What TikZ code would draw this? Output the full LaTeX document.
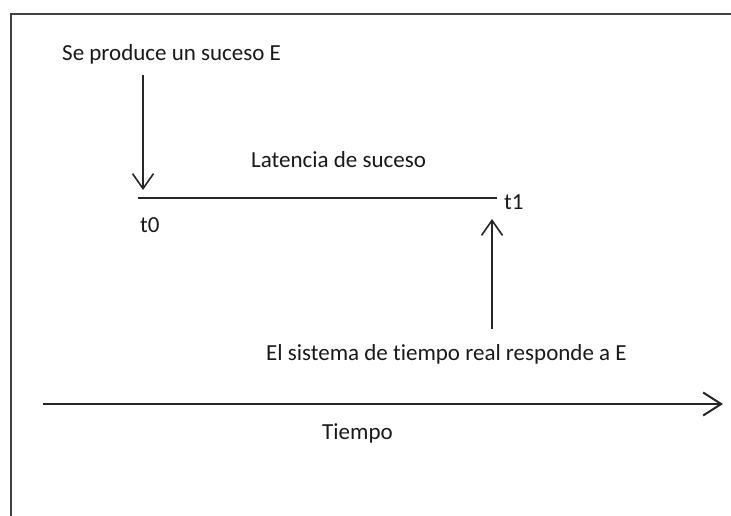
\documentclass[tikz,border=0pt]{standalone}
\usepackage{fontspec}
\setmainfont{Carlito}[Ligatures={NoCommon}]
\usetikzlibrary{arrows.meta}
\begin{document}
\begin{tikzpicture}[x=1pt,y=-1pt,
  lbl/.style={inner sep=0pt,anchor=base west,font=\fontsize{23}{27}\selectfont,text=black!90},
  conn/.style={line width=1.5pt,black!85},
  barb/.style={-{Straight Barb[length=15pt,width=21pt,line width=1.6pt]}}]
\useasboundingbox (0,0) rectangle (731,515);
\draw[line width=2.5pt,black!75] (11,516) -- (11,14) -- (732,14);
% texts
\node[lbl] (ev) at (62,60) {Se produce un suceso E};
\node[lbl] (lat) at (251,167) {Latencia de suceso};
\node[lbl] (t0) at (140,232) {t0};
\node[lbl] (t1) at (504,209) {t1};
\node[lbl] (resp) at (266,360) {El sistema de tiempo real responde a E};
\node[lbl] (tiempo) at (322,439) {Tiempo};
% coordinates
\coordinate (dA) at (143,75);
\coordinate (dB) at (143,190);
\coordinate (hA) at (138,198);
\coordinate (hB) at (497,198);
\coordinate (uA) at (492,329);
\coordinate (uB) at (492,219);
\coordinate (xA) at (43,404);
\coordinate (xB) at (723,404);
\draw[conn,barb] (dA) -- (dB);
\draw[conn] (hA) -- (hB);
\draw[conn,barb] (uA) -- (uB);
\draw[conn,line width=2pt,-{Straight Barb[length=18pt,width=23pt,line width=2pt]}] (xA) -- (xB);
\end{tikzpicture}
\end{document}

WHAT YOU HAVE TO DO: Set the data above down again exactly as given, with no pictures.

ANSWER IN FULL:
What TikZ code would draw this? Output the full LaTeX document.
\documentclass[tikz,border=0pt]{standalone}
\usepackage{fontspec}
\setmainfont{Carlito}[Ligatures={NoCommon}]
\usetikzlibrary{arrows.meta}
\begin{document}
\begin{tikzpicture}[x=1pt,y=-1pt,
  lbl/.style={inner sep=0pt,anchor=base west,font=\fontsize{23}{27}\selectfont,text=black!90},
  conn/.style={line width=1.5pt,black!85},
  barb/.style={-{Straight Barb[length=15pt,width=21pt,line width=1.6pt]}}]
\useasboundingbox (0,0) rectangle (731,515);
\draw[line width=2.5pt,black!75] (11,516) -- (11,14) -- (732,14);
% texts
\node[lbl] (ev) at (62,60) {Se produce un suceso E};
\node[lbl] (lat) at (251,167) {Latencia de suceso};
\node[lbl] (t0) at (140,232) {t0};
\node[lbl] (t1) at (504,209) {t1};
\node[lbl] (resp) at (266,360) {El sistema de tiempo real responde a E};
\node[lbl] (tiempo) at (322,439) {Tiempo};
% coordinates
\coordinate (dA) at (143,75);
\coordinate (dB) at (143,190);
\coordinate (hA) at (138,198);
\coordinate (hB) at (497,198);
\coordinate (uA) at (492,329);
\coordinate (uB) at (492,219);
\coordinate (xA) at (43,404);
\coordinate (xB) at (723,404);
\draw[conn,barb] (dA) -- (dB);
\draw[conn] (hA) -- (hB);
\draw[conn,barb] (uA) -- (uB);
\draw[conn,line width=2pt,-{Straight Barb[length=18pt,width=23pt,line width=2pt]}] (xA) -- (xB);
\end{tikzpicture}
\end{document}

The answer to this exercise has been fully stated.